Understanding performance of vectors

I have created a toy package, TicTacToes.jl to try and write and package some performant Julia code.

When trying to write an example on how to use make a (bad) agent play itself, I didn’t understand the performance of one approach:

using TicTacToes
function self_play()
    g = TicTacToe()
    while g.state == RUN ai!(g) end
    g.state
end

n = 100_000_000
@time res = [self_play() for i in 1:n]     # +- 23 sec on my PC

struct GameVec <: AbstractVector{Int} len::Int end
Base.size(g::GameVec) = (g.len,)
Base.getindex(::GameVec, i::Int) = self_play()
@time res2 = GameVec(n)                   # near instant (??)

Question: Why is GameVec so much faster than a simple comprehension? Where can I learn more on what is happening under the hood?

Where I’m stuck: calling code_native and friends on GameVec just shows it returns its argument. I can’t find where / how the logic in self_play is run.

It looks like you are comparing two very different things, e.g. the first timing is for numerous calls of self_play() and the second timing merely constructs an instance of type GameVec, which does not call self_play() at all.

I assume that the performance here is due to the runtime of self_play itself, and calling it 100 million times is also quite a bit, even for a very fast function.

For general performance tips, consider the links in Optimizing your code (modernjuliaworkflows.github.io), in particular the performance tips section and maybe profiling in VS code.

Definitely comparing two different things here. I am quite confused what thing GameVec creates here, by the @time it takes, it doesn’t do much. My confusion comes from the results as I print res2.

res
#> 10000000-element Vector{GameState}:
#>  X::GameState = 1
#>  DRAW::GameState = 3
#>  O::GameState = 2

Yet, when it res2 prints, it does print a game state (an integer from 1 to 3). The state field of the TicTacToe is initially always 0, so something happens, but I don’t know how to find out what happens.

res2
#> 10000000-element GameVec:
#>  X::GameState = 1 # these may change when `res2` is printed
#>  O::GameState = 2 
#>  X::GameState = 1

res2 # recalling the same thing, directly afterward
#> 10000000-element GameVec:
#> DRAW::GameState = 3
#> X::GameState = 1
#> X::GameState = 1

However, what res2 prints, changes on different prints. Each access, i.e. res2[1] comes with the same computational cost as 1 run of self_play() + some extra.

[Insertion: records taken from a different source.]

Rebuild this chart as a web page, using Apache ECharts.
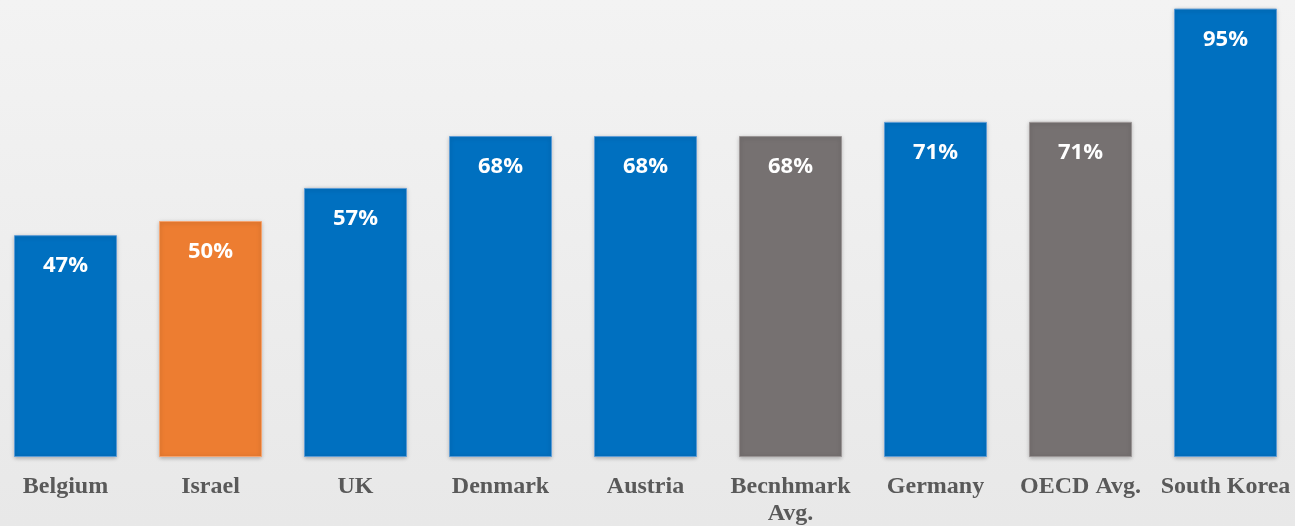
<!DOCTYPE html>
<html>
<head>
<meta charset="utf-8">
<script src="https://cdn.jsdelivr.net/npm/echarts@6/dist/echarts.min.js"></script>
<style>
  html, body { margin: 0; padding: 0; }
  #chart { width: 1295px; height: 526px; background: linear-gradient(#f3f3f3, #e8e8e8); }
</style>
</head>
<body>
<div id="chart"></div>
<script>
const categories = ["Belgium", "Israel", "UK", "Denmark", "Austria", "Becnhmark\nAvg.", "Germany", "OECD Avg.", "South Korea"];
const values = [47, 50, 57, 68, 68, 68, 71, 71, 95];
const kinds = ["country", "israel", "country", "country", "country", "average", "country", "average", "country"];

const fill = { country: "#0070C0", israel: "#ED7D31", average: "#767171" };
const edge = { country: "#5B9BD5", israel: "#F4A470", average: "#9A9595" };

const chart = echarts.init(document.getElementById("chart"));
chart.setOption({
  grid: { left: -7, right: -3, top: -15, bottom: 69, outerBoundsMode: "none" },
  xAxis: {
    type: "category",
    data: categories,
    axisLine: { show: false },
    axisTick: { show: false },
    axisLabel: {
      interval: 0,
      margin: 16,
      color: "#595959",
      fontFamily: "Liberation Serif",
      fontWeight: "bold",
      fontSize: 24,
      lineHeight: 27,
    },
  },
  yAxis: {
    type: "value",
    min: 0,
    max: 100,
    show: false,
    splitLine: { show: false },
  },
  series: [
    {
      type: "bar",
      barWidth: "71%",
      data: values.map((v, i) => ({
        value: v,
        itemStyle: {
          color: fill[kinds[i]],
          borderColor: edge[kinds[i]],
          borderWidth: 1,
          shadowBlur: 4,
          shadowColor: "rgba(0,0,0,0.25)",
          shadowOffsetY: 1,
        },
      })),
      label: {
        show: true,
        position: "insideTop",
        distance: 20,
        formatter: "{c}%",
        color: "#ffffff",
        fontFamily: "Open Sans",
        fontWeight: "bold",
        fontSize: 22,
      },
    },
  ],
});
window.addEventListener("resize", () => {
  chart.resize();
});
</script>
</body>
</html>
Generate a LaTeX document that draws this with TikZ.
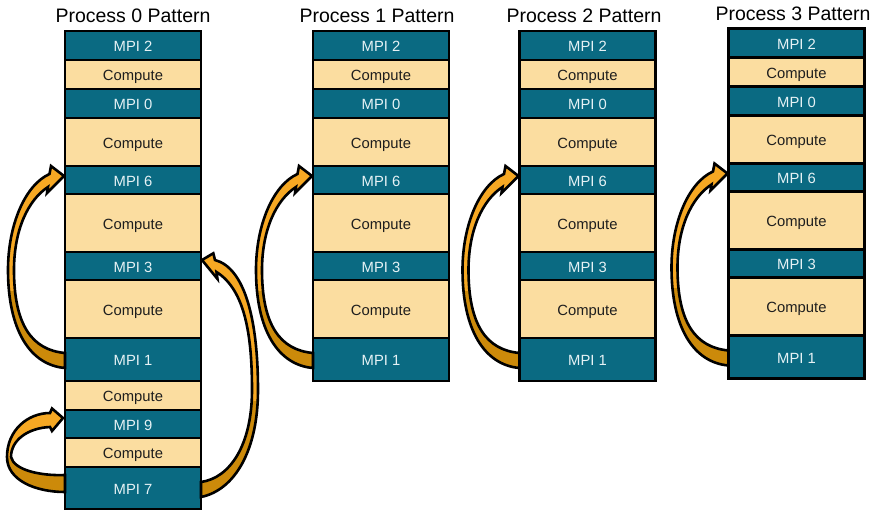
\documentclass[tikz,border=0pt]{standalone}
\usepackage{fontspec}
\setmainfont{Liberation Sans}
\definecolor{mpiblue}{HTML}{0A6A82}
\definecolor{mpitext}{HTML}{E6F2F5}
\definecolor{compfill}{HTML}{FBDDA0}
\definecolor{comptext}{HTML}{1E1E1E}
\definecolor{lightor}{HTML}{F6A823}
\definecolor{darkor}{HTML}{CC8A0A}
\tikzset{
  arrowL/.pic={
    \path[save path=\arrpath] (-1,-4) -- (-14,-14) -- (-15.5,-6)
      .. controls (-40,5) and (-57,45) .. (-57,90)
      .. controls (-57,150) and (-35,185) .. (0,188)
      -- (0,173)
      .. controls (-33,170) and (-51,145) .. (-51,90)
      .. controls (-51,50) and (-37,20) .. (-17,7)
      -- (-18,13) -- cycle;
    \fill[darkor, use path=\arrpath];
    \begin{scope}
      \clip (-80,-30) rectangle (10,110);
      \fill[lightor, use path=\arrpath];
    \end{scope}
    \draw[arrline, use path=\arrpath];
  },
  arrowR/.pic={
    \path[save path=\arrpath] (1,-6) -- (12.3,-12.7) -- (14,-6)
      .. controls (44,2) and (57,54) .. (57,124)
      .. controls (57,184) and (34,224) .. (0,231)
      -- (0,216)
      .. controls (29,212) and (51,179) .. (51,124)
      .. controls (51,69) and (44,24) .. (15.5,6)
      -- (16.5,13) -- cycle;
    \fill[darkor, use path=\arrpath];
    \begin{scope}
      \clip (-10,-30) rectangle (80,134);
      \fill[lightor, use path=\arrpath];
    \end{scope}
    \draw[arrline, use path=\arrpath];
  },
  arrowLoop/.pic={
    \path[save path=\arrpath] (-2,-6) -- (-13,-15.5) -- (-15,-11)
      .. controls (-37,-11) and (-58,6) .. (-58,33)
      .. controls (-58,56) and (-30,68) .. (0,68)
      -- (0,51)
      .. controls (-25,52) and (-51,46) .. (-54,33)
      .. controls (-54,16) and (-37,4) .. (-15,3)
      -- (-13,7) -- cycle;
    \fill[darkor, use path=\arrpath];
    \begin{scope}
      \clip (-80,-30) rectangle (10,33);
      \fill[lightor, use path=\arrpath];
    \end{scope}
    \draw[arrline, use path=\arrpath];
  }
}
\begin{document}
\begin{tikzpicture}[x=1pt,y=-1pt,
  box/.style={rectangle, draw=black, line width=2.5pt, minimum width=136pt,
    inner sep=0pt, outer sep=0pt, text height=12.6pt, text depth=0pt,
    font=\fontsize{14.8}{17}\selectfont},
  mpi/.style={box, fill=mpiblue, text=mpitext},
  comp/.style={box, fill=compfill, text=comptext},
  title/.style={anchor=base, inner sep=0pt, text=black,
    font=\fontsize{19.5}{23}\selectfont},
  arrline/.style={draw=black, line width=2.6pt, line join=miter}]
\useasboundingbox (0,0) rectangle (876,511);

% titles
\node[title] (t0) at (133,23) {Process 0 Pattern};
\node[title] (t1) at (377,23) {Process 1 Pattern};
\node[title] (t2) at (584,23) {Process 2 Pattern};
\node[title] (t3) at (793,21) {Process 3 Pattern};

% process 0 column
\foreach \y/\h/\s/\t/\n in {
  45.5/29/mpi/MPI 2/m2, 74.5/29/comp/Compute/c1, 103.5/29/mpi/MPI 0/m0,
  142/48/comp/Compute/c2, 180/28/mpi/MPI 6/m6, 223/58/comp/Compute/c3,
  266/28/mpi/MPI 3/m3, 309/58/comp/Compute/c4, 359.5/43/mpi/MPI 1/m1,
  395.5/29/comp/Compute/c5, 424/28/mpi/MPI 9/m9, 452.5/29/comp/Compute/c6,
  488/42/mpi/MPI 7/m7}{
  \node[\s, minimum height=\h] (p0-\n) at (133,\y) {\t};
}

% processes 1-3
\foreach \c/\cx/\dy in {1/381/0, 2/587.5/0, 3/796.5/-2.5}{
  \foreach \y/\h/\s/\t/\n in {
    45.5/29/mpi/MPI 2/m2, 74.5/29/comp/Compute/c1, 103.5/29/mpi/MPI 0/m0,
    142/48/comp/Compute/c2, 180/28/mpi/MPI 6/m6, 223/58/comp/Compute/c3,
    266/28/mpi/MPI 3/m3, 309/58/comp/Compute/c4, 359.5/43/mpi/MPI 1/m1}{
    \node[\s, minimum height=\h] (p\c-\n) at (\cx,\y+\dy) {\t};
  }
}

% curved arrows (tail at MPI 1 -> head at MPI 6, etc.)
\path (p0-m6.west) pic {arrowL};
\path (p1-m6.west) pic {arrowL};
\path (p2-m6.west) pic {arrowL};
\path (p3-m6.west) pic {arrowL};
\path (p0-m3.east) pic {arrowR};
\path (p0-m9.west) pic {arrowLoop};
\end{tikzpicture}
\end{document}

Then the question, I suppose, is what those results in the GameVec are, something similar to undef for other vectors?

1 Like

GameVec(n) is more analogous to the 1:n part, so a fair comparison is game1 = GameVec(n); @time res2 = [game1[i] for i in eachindex(game1)]. game1[i] calls getindex; eachindex calls size.

1 Like

Thanks - that makes sense, and answers the performance part of the question.

I’m still a bit confused how/why SomeVec(5) in this codeblock prints 40x “I’m running!” (i.e. something is still ran), but at least I know to not see these as values as equal to the ones in the regular loop/comprehension.

using Random
mutable struct A a::Float64 end
step!(x::A) = x.a += rand()

function run()
    println("I'm running!")
    t = A(1.0)
    while t.a < 2.0 step!(t) end
    t.a
end

Random.seed!(1)
@time res = [run() for i in 1:5]

struct SomeVec <: AbstractVector{Float64} len::Int end
Base.size(s::SomeVec) = (s.len,)
Base.getindex(::SomeVec, i::Int) = run()

init = SomeVec(5) # run() prints stuff 40x
Random.seed!(1)
@time res2 = [init[i] for i in eachindex(init)]

res == res2  # true

Because getindex is used in displaying your SomeVec object in the REPL.
You have defined SomeVec as a subtype of AbstractVector, so it “inherits” lots of functionality including how it is displayed.

You can use a semi-colon ; to suppress printing.

Or you can provide explicit show methods for your type:

Base.show(io::IO, s::SomeVec) = print(io, typeof(s), "(", s.len, ")")
Base.show(io::IO, ::MIME"text/plain", s::SomeVec) = print(io, typeof(s), "(", s.len, ")")

See manual pages:
I/O and Network · The Julia Language
I/O and Network · The Julia Language

2 Likes

More exact reason is that Base.alignment iterates the rows of a vector or matrix to find the space needed to print all the elements in an aligned column, then Base.print_matrix_row iterates again to print. Each iteration indexes a few times, the exact number varying by version, so it’s not good to print while indexing. I’d separate the printing step from the element computation, and write a method (function (s::SomeVec)(i::Int)...) for SomeVec instances so a just-as-concise call init(i) prints while indexing init[i] doesn’t.